# Hull voltage on aluminum boats



## Smackdaddy53 (Dec 31, 2012)

I used anodes on my aluminum hull just in case. They are cgeap and easy insurance. Contact the Zinc Guy to get the right size anodes for your hull.


----------



## Hungrygator (Jan 9, 2021)

I wouldn’t be that worried about a volt could be a ground and or switch. Best thing to do is have a battery shut off switch. Mainly for the health of the battery but is could be another reason. I’ve never checked my aluminum hulls for voltage. But I have noticed a lot of my buddies mud boats at the ramp drained when it’s time to get to the blind. 

Trace your grounds and make sure your not bleadimg voltage from an accessory or switch Battery cut off switch


----------



## woodduck (Oct 7, 2019)

That's the interesting thing, the volt and negative .4 volt is present with or without the battery switch being on. 

Sounds like I've got nothing to worry about for this week at least. I'll pull wires and try and track down what exactly it is after this trip. Thank you both for the advice.


----------



## DuckNut (Apr 3, 2009)

Is your motor electrically isolated from the hull?

If not your hull is ground and you are fine.

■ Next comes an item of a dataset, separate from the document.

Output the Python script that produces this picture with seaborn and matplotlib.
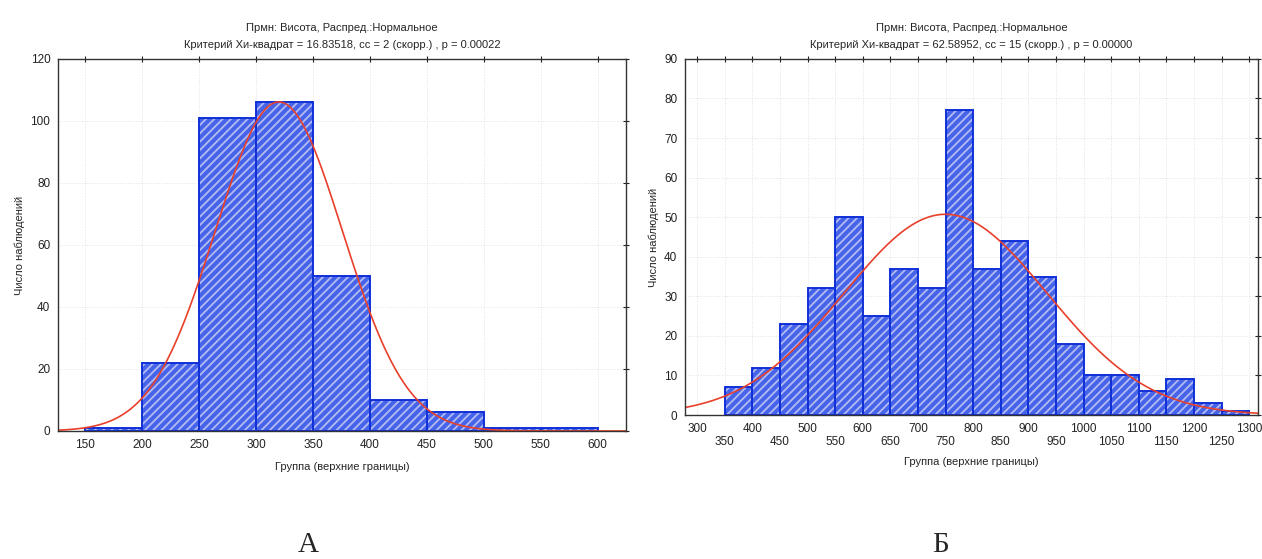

Voltage can be measured without completing a circuit. Try this, take the black lead and stick it in the ground. Then take the red lead and wave it around and check your screen. Then take the black lead and hold it in your left hand and the red in your right and wave it around, check your screen. You will be measuring the earths electrical field.


----------



## mro (Jan 24, 2018)

woodduck said:


> out of curiosity


I've never checked to see if what you found is a problem.
Couldn't hurt to check.


----------



## Smackdaddy53 (Dec 31, 2012)

Pretty sure you can measure voltage that low ftom just about anything but anodes are good insurance on an aluminum hull.


----------



## DuckNut (Apr 3, 2009)

Smackdaddy53 said:


> Pretty sure you can measure voltage that low ftom just about anything but anodes are good insurance on an aluminum hull.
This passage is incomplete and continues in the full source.